From where did people get their unexamined assumption that all religions are the same? Who are they to tell me that when I pray to Jesus Christ it's just the same as a Zen Buddhist meditating or a Muslim prostrating himself towards Mecca?

Who are they to tell me that my Scriptures are really just saying the same thing as the Bhagavad Gita or the Quran?

That is a position of colossal arrogance, especially as it is rooted in ignorance about the vital differences between religions that make them mutually exclusive.

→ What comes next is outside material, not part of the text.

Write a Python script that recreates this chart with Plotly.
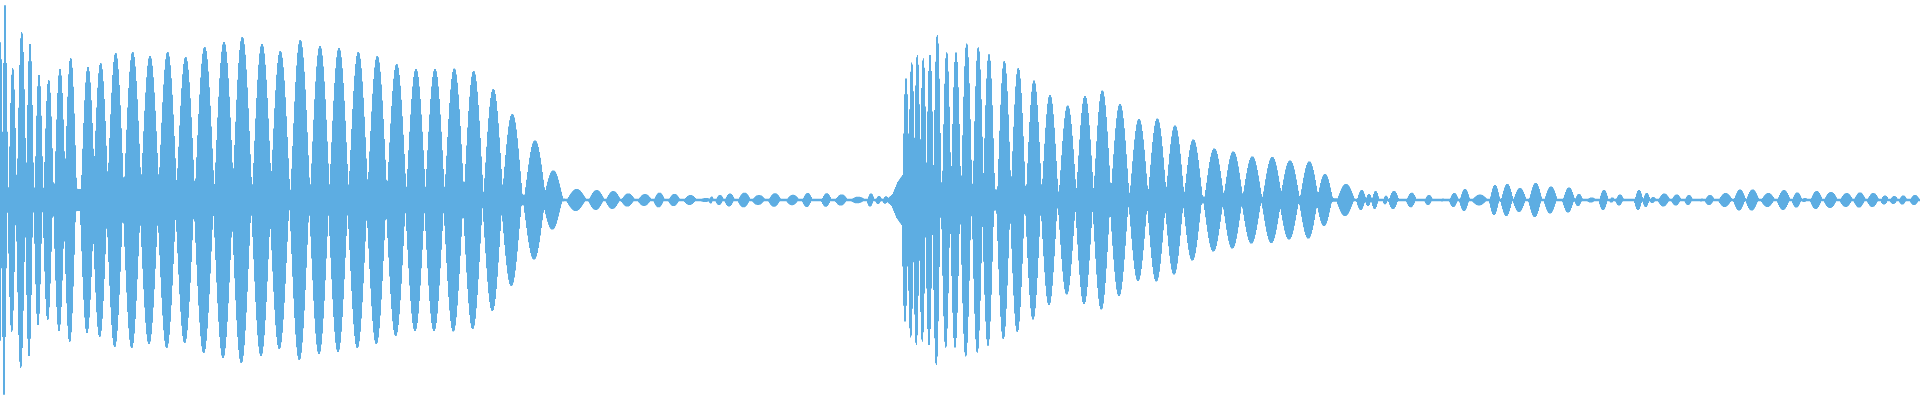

This is the battle for the Western church. In some places, it has started legally. The French anti-cult law of May 2001 is so badly worded it may allow for the state to call a cult member any evangelical who is caught evangelising. It has not happened yet, but the mechanism is in place.

Discrimination against Christians is already underway. Nurses have been sacked in the UK and Holland for their refusal to assist abortion procedures, and I have a friend who lost his job in a multi-national company for refusing to participate in a management seminar run by an Indian Hindu cult.

So these are the great global motors resulting in over a billion Christians suffering a failure to experience – in its legal form – the benefits of religious liberty, namely the right to practise, share and change one's religion without coercion.

They result in over 200 million Christians experiencing severe persecution including beatings, jailings and martyrdom. They mean finally that every Christian has to fight against at least one source of persecution.